Essentially every dollar taken from taxpayers for defence is a dollar not invested in making our nation richer. This fact can only be mitigated by effective use of defence resources to secure our natural resources, reduce risk and promote our industry. But this expenditure must be proportional to the risk. There is no good evidence provided either by the NZDF or the Ministry of Defence, nor any of the various reviews, that this is in fact the case.
 
This site therefore examines all hazards and proposes changes over time to the defence force that would reduce its costs by around 33% but retain its ability to respond to likely (as opposed to imaginary) hazards.  These include civil defence, bio-defence and environmental catastrophes. It also proposes structures which will assist New Zealand's companies to develop and sell better products, particularly in the textile and, aerospace and marine industries.

These include:

Discontinuing the Naval Combat Force and replacing the ANZAC frigates with two ice breaking Environment Protection Vessels modelled after the Norwegian coastguard vessel KV Svalbard.

Selling half the LAV III fleet and refitting half the remainder for other tasks

Reducing the regular force armed services in generic regimental structures from 4,500 to 2,400 in targeted battalion structures.

No change to SAS or No.3 helicopter squadron (other than to add FLIR and air-to-air refueling to the NH90s)

Greatly enhancing the Naval Logistic Force by replacing Endeavor with two much larger supply ships able to carry Marine launches, helicopters and troops.

Starting a Marine Battalion with organic helicopter and NZ built long-range, high-speed flexible catamarans to provide coastal protection and fisheries surveillance in association with local industry.

Replacing the 5 SH2 Seasprite helicopters with 12 navalised A109s.

Replacing the Lockheed Martin C-130H and P-3K aircraft with Embraer KC-390 aircraft and Avenger Drones.

Building a new New Zealand Military Academy for training

Establishing a New Zealand Arsenal for development and maintenance of military assets in association with local industry especially in catamaran construction, outdoor clothing, and light armoured vehicles.

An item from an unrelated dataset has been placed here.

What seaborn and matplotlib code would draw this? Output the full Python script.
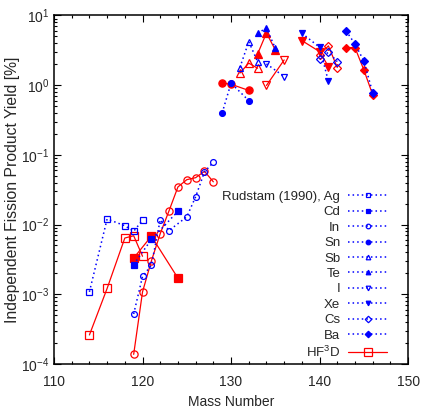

Greatly increasing the skills, pay and equipment quality of the remaining force so that it can play a role in defending NZ from all hazards. Instead of being an organisation people pass through it will be an organisation people can sign on for for long periods because the military environment is getting too complicated for anything less than even more highly trained professionals and retention of skills is essential.